President Joe Biden has made clear his foreign policy objectives for his first 100 days in office. Clear signals have been sent about a diplomacy-first platform when engaging with partners and adversaries abroad. This is a departure from former President Trump’s all-but-vacant role in the international community. Unlike Obama’s reliance on the National Security Council, Biden is poised to renew investment and confidence in the State Department. This has been signaled with a strong investment into the diplomatic corps spanning across departments.

His appointment of career diplomat William Burns to head the CIA. Climate change appears to rank at the top of the list of Biden’s priorities as a growing number of young people are debilitatingly distressed by the effects of climate change. President Biden has made his intentions clear by rejoining the Paris Agreement on his first day in office. and even appointed former Secretary of State John Kerry as climate czar, a new cabinet position.

President Biden outlined a four-year, $2 trillion plan to commit to renewable power, greenhouse-gas reductions, and a carbon-neutral power sector by 2035. With a foreign policy roster of old-guard diplomats, Biden is set to make sweeping changes to the U.S. grand strategy.

Taking the lead in climate diplomacy will require close cooperation with Europe to synchronize efforts throughout the West. Accomplishing a more brave and climate-ambitious foreign policy doctrine can be done through existing transatlantic partnerships like NATO, an institution certainly pleased to see a known ally in the White House again.

Though the military pact has been warning of a new energy threat as of late.
Understanding the growing implications of hybrid warfare is becoming imperative for all of the member states, says NATO. Paired with conventional use of force, hybrid warfare encapsulates more multi-faceted and intractable challenges that democracies are being forced to combat. Disinformation, cyber attacks, and economic pressure are seen as below the threshold for armed conflict. When used in conjunction and coordination, these methods and others are designed to sow discord and may even cause an insurrection. This was exemplified on January 6 in Washington, D.C., when the Capitol building was attacked by a violent mob of, acting on misinformation that the election was rigged and/or stolen, a lie promulgated not by foreign state adversaries, but by the former president.

Hybrid threats are unlike historical tales of powerful dictators or colonialism. In concert, the
tools currently being implemented by agitators are meant to incite chaos from every direction and undermine the integrity of good governance. In concert, coordinated hybrid attacks can uproot Western values of democracy and cause swaths of violence. Hybrid warfare poses a risk to not only the body politic of a nation but also its efficacy to engage in the international community to combat global challenges. The most experienced actor in implementing hybrid warfare is Russia, having utilized the concepts of hybrid warfare to create pretexts for violence and subverting Western interests for years. Most notably and possibly the most impactful use was Moscow’s interference in the 2016 U.S. election, which resulted in widespread disinformation spread to millions of American voters.

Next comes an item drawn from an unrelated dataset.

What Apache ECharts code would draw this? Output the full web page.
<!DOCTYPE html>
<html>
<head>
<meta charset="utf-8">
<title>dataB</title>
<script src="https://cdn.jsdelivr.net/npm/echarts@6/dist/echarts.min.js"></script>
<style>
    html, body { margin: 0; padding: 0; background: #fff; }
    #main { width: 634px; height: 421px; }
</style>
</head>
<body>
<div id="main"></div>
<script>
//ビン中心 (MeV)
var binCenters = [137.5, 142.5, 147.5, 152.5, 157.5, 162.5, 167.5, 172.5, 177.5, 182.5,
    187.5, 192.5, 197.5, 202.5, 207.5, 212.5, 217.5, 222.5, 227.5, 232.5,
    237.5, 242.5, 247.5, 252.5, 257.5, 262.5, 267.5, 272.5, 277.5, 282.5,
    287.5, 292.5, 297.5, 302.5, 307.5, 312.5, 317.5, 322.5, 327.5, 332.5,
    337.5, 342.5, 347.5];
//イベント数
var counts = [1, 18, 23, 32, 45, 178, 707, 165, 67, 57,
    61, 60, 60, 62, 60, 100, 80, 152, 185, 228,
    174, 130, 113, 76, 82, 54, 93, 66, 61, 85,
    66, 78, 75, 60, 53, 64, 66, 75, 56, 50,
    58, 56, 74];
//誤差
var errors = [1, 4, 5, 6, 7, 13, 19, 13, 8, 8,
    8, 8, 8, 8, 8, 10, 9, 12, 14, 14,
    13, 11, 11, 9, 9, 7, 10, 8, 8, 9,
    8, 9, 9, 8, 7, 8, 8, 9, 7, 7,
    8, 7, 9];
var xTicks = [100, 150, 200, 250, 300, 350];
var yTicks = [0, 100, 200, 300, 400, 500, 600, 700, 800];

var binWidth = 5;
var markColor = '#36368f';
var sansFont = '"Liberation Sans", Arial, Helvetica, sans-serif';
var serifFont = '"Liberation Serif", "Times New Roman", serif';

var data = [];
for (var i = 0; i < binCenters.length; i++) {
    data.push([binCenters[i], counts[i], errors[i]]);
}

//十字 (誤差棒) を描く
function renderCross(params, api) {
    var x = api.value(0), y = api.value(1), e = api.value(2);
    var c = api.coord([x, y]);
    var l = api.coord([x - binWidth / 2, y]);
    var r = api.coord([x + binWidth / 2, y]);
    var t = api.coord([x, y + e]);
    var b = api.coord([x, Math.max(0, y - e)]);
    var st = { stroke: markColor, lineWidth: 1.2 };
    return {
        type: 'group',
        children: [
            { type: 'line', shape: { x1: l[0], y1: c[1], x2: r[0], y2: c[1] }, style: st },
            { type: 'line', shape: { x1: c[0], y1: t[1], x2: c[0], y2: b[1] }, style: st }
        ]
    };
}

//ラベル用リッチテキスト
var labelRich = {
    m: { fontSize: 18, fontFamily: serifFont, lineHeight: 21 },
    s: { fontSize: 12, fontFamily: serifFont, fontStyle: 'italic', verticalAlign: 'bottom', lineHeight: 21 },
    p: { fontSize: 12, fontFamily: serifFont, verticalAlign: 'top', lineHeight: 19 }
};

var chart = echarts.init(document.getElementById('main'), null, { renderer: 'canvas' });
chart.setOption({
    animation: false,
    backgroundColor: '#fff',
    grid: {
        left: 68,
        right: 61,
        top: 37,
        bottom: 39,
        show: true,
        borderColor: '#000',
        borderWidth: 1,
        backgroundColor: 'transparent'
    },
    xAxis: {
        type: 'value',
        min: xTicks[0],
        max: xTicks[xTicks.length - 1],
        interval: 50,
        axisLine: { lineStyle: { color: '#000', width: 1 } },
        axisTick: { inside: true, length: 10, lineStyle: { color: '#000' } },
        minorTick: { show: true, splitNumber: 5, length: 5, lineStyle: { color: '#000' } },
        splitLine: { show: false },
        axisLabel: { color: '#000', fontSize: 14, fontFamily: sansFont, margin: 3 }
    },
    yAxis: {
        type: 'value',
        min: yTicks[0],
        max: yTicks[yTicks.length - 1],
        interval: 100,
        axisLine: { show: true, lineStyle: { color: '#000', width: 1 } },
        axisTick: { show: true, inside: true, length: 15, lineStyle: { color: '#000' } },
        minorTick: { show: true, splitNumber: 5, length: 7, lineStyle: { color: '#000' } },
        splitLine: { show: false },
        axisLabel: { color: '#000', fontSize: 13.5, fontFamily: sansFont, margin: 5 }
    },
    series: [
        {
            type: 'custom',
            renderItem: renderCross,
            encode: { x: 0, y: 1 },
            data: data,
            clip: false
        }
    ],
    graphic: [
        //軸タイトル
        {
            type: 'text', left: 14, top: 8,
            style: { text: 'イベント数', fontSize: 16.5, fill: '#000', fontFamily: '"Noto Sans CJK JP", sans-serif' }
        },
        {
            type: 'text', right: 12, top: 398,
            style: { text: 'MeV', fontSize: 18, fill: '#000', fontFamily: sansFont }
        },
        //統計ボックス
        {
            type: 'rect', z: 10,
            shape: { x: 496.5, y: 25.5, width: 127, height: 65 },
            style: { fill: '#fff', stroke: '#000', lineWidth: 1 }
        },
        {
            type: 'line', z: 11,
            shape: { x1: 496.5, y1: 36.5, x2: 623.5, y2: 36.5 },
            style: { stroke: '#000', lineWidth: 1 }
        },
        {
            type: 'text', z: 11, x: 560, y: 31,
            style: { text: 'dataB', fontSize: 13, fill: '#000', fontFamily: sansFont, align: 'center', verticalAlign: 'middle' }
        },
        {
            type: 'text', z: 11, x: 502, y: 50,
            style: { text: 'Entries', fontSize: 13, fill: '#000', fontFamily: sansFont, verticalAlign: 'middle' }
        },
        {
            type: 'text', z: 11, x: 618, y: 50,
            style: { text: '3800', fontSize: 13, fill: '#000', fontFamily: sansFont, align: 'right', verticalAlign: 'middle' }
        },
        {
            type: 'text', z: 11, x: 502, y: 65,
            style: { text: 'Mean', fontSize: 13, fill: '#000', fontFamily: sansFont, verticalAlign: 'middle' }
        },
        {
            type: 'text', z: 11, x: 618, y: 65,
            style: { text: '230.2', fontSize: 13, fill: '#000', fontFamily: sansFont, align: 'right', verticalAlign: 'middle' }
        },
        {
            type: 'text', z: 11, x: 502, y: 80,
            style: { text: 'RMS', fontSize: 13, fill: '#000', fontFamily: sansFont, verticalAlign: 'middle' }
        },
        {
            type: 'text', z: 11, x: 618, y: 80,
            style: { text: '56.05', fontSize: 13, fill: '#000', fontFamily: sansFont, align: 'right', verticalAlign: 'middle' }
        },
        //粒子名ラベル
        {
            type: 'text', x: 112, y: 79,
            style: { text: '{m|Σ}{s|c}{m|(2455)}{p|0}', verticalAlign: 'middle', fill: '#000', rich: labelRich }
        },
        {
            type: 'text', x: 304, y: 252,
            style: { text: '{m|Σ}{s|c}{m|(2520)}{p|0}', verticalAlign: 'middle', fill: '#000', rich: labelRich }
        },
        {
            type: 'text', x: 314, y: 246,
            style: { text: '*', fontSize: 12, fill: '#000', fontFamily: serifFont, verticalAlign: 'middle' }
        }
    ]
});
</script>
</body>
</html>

Hybrid warfare has also been used to wrest control of economic markets from foreign nations. In 2006 and 2009, Russia overtly “shut off the lights” in Ukraine, cutting off natural gas supplies until the government agreed to pay a higher rate for the Russian imported gas. Similar and less overt tactics have been utilized throughout Eastern Europe to tighten dependence on the Kremlin for energy needs. Support of anti-fracking campaigns in Romania and Bulgaria was linked to Russian energy companies in 2014, an effort to stifle energy independence there. Similar overt influence has been used in Hungary to build the €12 billion Nord Stream II pipeline and in cyberattacks against German energy companies in 2018 and 2020.

Other such malign attacks to dominate energy markets have occurred throughout the West, most recently the SolarWinds hack in the U.S., the largest cybersecurity breach in American history. Forging a climate-driven, diplomacy-first foreign policy will be all but impossible for Biden in a global landscape filled with a menagerie of disinformation tools and growing Russian control of energy markets. Investing in renewable energies inherently contributes to the energy independence of a country. Mitigating the effects of climate change while also reducing Moscow’s share of the energy market in Europe is an easy decision for the U.S. and EU to cooperate on. Revamping the transatlantic bloc to fight climate change can redevelop Western security and, at last, create climate security. Making it happen is a different story.

The U.S. is returning to the world stage after four years to find a neglected NATO and a
disjointed EU with member states inching away from democracy, also as a result of Russian
influence. Over the past decade, the proliferation of hybrid warfare has conjoined these issues of disinformation, weakening democracies, and corrupted energy markets into a solid bloc, making once simply acrimonious diplomatic feats all the more challenging for the West to accomplish.

To fight a hybrid war, Biden must invest in existing diplomatic and military infrastructure, targeting groups of states particularly at risk for malign influence, such as the Balkans. Utilizing NATO, USAID, and various arms of the EU, Biden can expand on his commitment to fight corruption and support green infrastructure across Eastern Europe. Driving new, green industry in places like the Balkans, typically ranking last in European economic metrics, would be a welcomed development strategy by creating more energy independence in the region while fighting climate change.